USDA reports today may steer commodity prices until spring

The Agriculture Department is to release a handful of potentially pivotal reports today at noon ET that could set the tone for futures markets until spring-planting data becomes available. They include a final look at 2014 U.S. crop production; the monthly WASDE report with its estimates of crop output and usage worldwide; the Winter Wheat Seedings report, the first hint of this year’s crops, and the quarterly Grain Stocks report, which will indicate if vast U.S. stockpiles, swollen by two years of large crops, will continue to depress prices or if consumption is whittling the stockpiles into manageable size.

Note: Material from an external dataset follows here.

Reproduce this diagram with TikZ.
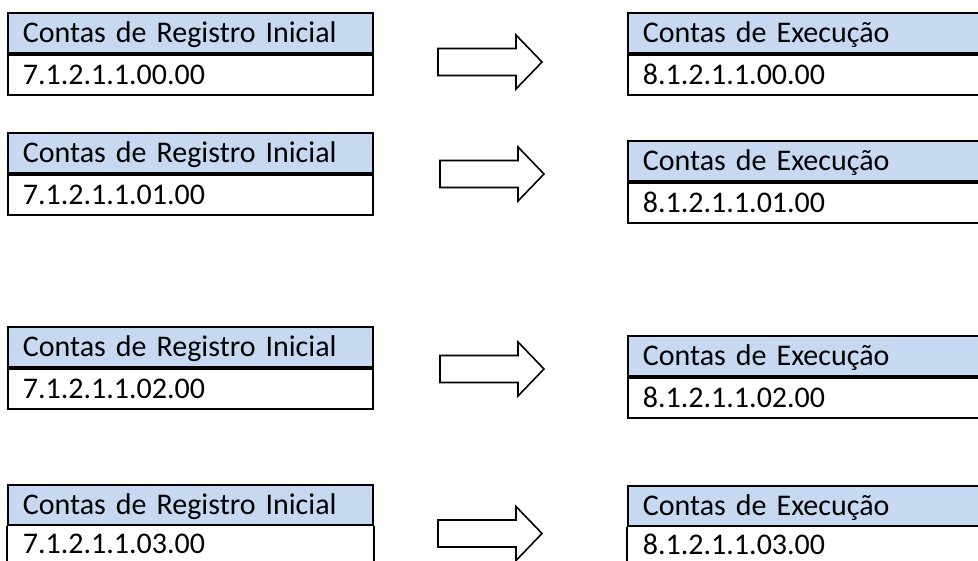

AgriMoney quoted Don Roose of U.S. Commodities, a brokerage, as saying the cluster of USDA reports can sway the futures markets – “The average in modern times for soybeans is a move of 34 cents a bushel, up or down, and of 25 cents a bushel for corn.” Barring major changes in South American crops, the USDA reports will be the benchmark for the markets until late March, which USDA will release its survey of farmers’ planting intentions.

In surveys ahead of today’s reports, traders said they expect marginal changes in USDA’s estimates of record-large corn and soybean crops. The corn estimate would drop by 50-60 million bushels from the current 14.47 billion bushels, they said, and soybeans might change by a few million bushels out of the forecast 3.958 billion bushels. With little change in output, the outlook for year-end stockpiles would change little as well, they said. USDA has projected the lowest season-average price in several years for the 2014 crops.

USDA was expected by traders to report plantings of 42.6 million acres of winter wheat, slightly larger than the 42.4 million acres of 2014. Once plantings are known, rules of thumb allow a projection of the winter wheat crop and for the overall U.S. wheat crop. Based on average yields and abandonment rates for the previous three years, 42.6 million acres could bring a winter wheat crop of 1.4 billion bushels. Winter wheat accounted for 71 percent of all U.S. wheat from 2012-2014, so a winter wheat crop of 1.4 billion bushels this year could mean all wheat production of 2.1 billion bushels.